*EXERCISE INSTRUCTIONS*
Go through the listing below and gather every line with the word "standalone".

*SUPPLIED DATA*
## begin

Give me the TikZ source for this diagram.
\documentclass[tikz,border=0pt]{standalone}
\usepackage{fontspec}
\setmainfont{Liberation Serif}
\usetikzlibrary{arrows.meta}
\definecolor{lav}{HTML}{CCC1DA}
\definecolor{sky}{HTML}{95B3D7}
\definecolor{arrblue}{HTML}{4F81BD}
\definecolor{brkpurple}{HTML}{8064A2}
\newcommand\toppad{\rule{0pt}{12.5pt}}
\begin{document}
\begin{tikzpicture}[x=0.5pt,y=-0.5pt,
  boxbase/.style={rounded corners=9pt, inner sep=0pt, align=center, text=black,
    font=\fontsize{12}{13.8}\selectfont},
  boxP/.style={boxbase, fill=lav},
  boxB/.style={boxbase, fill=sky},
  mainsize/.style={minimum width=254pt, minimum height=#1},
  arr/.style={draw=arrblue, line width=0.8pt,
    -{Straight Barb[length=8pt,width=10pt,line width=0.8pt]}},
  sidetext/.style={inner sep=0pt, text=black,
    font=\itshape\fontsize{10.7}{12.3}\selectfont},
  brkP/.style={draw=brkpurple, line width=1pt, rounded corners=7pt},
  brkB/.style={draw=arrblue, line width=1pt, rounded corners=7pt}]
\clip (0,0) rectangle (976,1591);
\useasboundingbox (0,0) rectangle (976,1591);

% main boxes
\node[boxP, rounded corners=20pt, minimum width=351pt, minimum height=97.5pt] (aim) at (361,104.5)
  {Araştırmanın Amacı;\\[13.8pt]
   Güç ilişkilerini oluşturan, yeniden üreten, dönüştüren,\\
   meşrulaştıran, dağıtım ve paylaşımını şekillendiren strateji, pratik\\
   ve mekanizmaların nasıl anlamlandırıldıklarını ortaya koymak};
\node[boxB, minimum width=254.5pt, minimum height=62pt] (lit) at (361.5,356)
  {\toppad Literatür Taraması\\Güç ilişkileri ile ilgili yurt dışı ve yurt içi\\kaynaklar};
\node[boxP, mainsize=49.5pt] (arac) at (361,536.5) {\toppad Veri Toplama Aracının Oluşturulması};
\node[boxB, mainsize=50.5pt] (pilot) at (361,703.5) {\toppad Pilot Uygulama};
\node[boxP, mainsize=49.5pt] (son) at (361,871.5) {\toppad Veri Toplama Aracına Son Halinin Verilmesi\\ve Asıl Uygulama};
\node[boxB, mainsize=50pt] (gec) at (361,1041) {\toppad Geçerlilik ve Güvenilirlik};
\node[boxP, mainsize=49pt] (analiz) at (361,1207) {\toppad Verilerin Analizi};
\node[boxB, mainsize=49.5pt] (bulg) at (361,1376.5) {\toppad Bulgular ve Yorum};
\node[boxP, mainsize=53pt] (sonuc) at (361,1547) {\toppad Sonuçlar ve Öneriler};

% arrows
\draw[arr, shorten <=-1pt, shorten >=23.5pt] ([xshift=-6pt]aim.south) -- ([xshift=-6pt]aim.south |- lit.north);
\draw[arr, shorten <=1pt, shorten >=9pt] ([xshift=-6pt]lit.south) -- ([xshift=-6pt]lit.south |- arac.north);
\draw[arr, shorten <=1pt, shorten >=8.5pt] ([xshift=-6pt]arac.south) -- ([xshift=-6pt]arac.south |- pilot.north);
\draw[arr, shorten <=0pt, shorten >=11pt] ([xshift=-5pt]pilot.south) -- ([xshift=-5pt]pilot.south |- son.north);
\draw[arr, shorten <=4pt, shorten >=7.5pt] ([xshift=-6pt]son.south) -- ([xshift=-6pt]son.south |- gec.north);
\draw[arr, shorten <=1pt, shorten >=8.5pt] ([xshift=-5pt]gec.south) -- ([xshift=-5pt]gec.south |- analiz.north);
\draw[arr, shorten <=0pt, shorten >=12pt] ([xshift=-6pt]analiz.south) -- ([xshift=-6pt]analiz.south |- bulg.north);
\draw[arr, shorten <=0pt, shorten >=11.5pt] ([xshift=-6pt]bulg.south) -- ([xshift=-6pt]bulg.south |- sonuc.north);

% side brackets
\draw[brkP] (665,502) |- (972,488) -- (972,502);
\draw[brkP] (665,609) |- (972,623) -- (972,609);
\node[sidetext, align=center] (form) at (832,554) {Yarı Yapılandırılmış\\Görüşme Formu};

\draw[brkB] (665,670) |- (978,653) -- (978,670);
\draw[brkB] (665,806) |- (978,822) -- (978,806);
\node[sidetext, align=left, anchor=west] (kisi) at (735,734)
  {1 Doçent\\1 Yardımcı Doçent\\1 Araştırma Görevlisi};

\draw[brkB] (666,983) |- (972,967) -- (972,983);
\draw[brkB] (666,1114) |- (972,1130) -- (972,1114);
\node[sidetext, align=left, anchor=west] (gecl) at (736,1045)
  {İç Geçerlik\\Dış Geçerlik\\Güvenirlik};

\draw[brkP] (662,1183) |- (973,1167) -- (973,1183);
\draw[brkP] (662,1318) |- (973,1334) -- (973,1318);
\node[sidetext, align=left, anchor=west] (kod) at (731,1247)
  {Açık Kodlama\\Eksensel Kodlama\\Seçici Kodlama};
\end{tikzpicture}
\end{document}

## end
## begin

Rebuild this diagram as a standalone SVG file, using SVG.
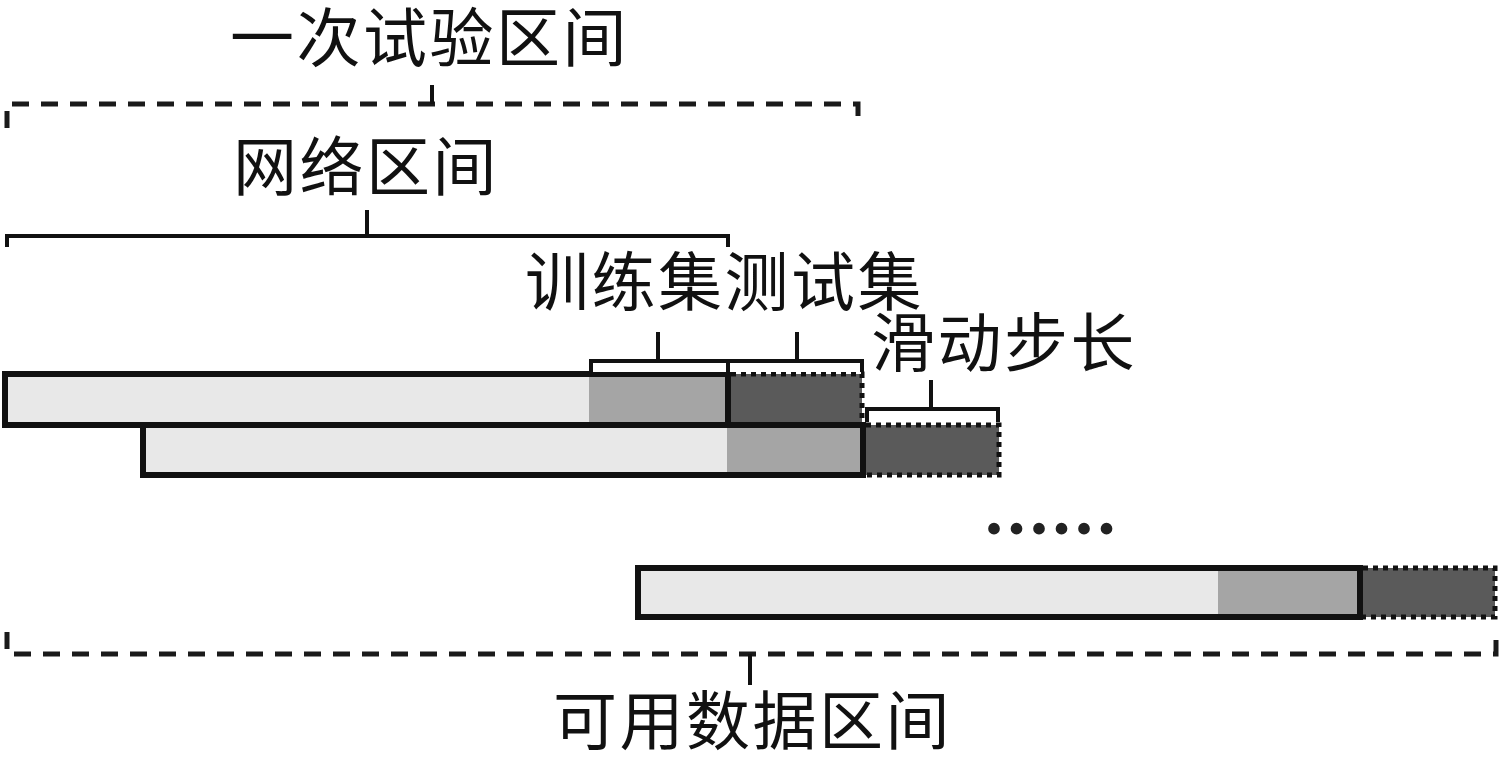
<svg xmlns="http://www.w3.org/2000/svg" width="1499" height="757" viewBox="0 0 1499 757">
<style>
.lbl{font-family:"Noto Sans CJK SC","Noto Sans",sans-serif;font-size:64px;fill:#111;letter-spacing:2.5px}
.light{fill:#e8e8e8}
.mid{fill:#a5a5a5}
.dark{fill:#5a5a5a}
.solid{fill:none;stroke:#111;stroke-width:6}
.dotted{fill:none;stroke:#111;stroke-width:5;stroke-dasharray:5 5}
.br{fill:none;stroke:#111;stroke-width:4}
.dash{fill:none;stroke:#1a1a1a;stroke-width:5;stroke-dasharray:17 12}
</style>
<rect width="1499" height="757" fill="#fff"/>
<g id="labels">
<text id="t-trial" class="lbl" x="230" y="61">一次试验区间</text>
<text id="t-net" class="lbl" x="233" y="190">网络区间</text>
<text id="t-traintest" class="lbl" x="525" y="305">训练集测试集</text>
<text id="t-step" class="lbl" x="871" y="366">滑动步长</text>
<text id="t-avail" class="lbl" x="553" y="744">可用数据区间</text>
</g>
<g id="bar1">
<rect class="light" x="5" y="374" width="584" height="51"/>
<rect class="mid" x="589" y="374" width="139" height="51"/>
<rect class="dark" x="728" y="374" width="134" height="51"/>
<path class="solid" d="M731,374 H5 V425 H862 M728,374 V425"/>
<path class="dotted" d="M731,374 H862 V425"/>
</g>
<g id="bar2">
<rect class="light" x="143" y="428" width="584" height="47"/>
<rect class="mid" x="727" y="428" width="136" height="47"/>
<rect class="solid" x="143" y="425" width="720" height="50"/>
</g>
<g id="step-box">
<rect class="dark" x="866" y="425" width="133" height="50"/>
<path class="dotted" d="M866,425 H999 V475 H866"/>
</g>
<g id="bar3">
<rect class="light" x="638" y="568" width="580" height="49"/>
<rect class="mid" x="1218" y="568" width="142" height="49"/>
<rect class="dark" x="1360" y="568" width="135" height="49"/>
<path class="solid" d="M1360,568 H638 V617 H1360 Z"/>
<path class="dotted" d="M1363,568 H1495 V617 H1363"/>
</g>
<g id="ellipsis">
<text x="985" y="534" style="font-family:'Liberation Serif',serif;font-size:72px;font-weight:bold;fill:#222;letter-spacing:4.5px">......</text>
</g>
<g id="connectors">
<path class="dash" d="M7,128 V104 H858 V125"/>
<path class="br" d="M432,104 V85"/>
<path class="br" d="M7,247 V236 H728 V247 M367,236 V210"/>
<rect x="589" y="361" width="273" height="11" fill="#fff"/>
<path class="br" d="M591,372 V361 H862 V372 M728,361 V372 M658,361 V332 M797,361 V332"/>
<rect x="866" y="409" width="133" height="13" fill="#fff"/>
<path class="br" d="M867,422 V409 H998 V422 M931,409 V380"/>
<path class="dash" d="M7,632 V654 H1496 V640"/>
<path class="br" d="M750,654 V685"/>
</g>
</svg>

## end
## begin

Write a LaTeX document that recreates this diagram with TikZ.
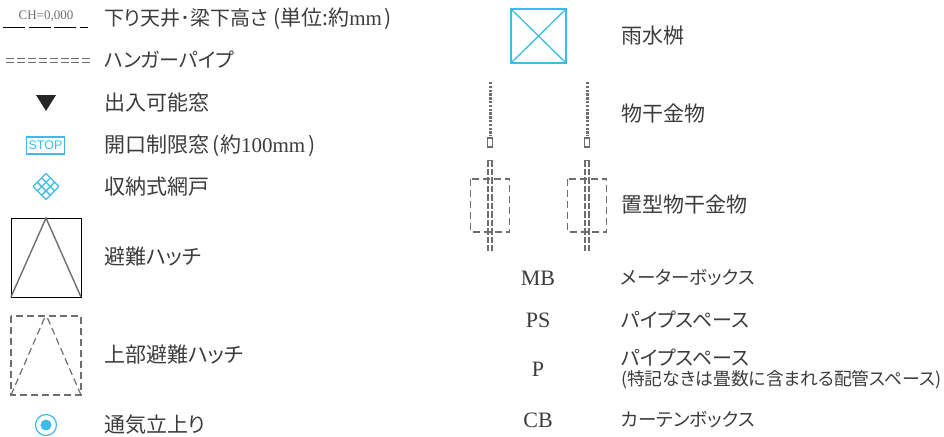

## end

*OUTPUT FOR THIS TASK*
\documentclass[tikz,border=0pt]{standalone}
Rebuild this diagram as a standalone SVG file, using SVG.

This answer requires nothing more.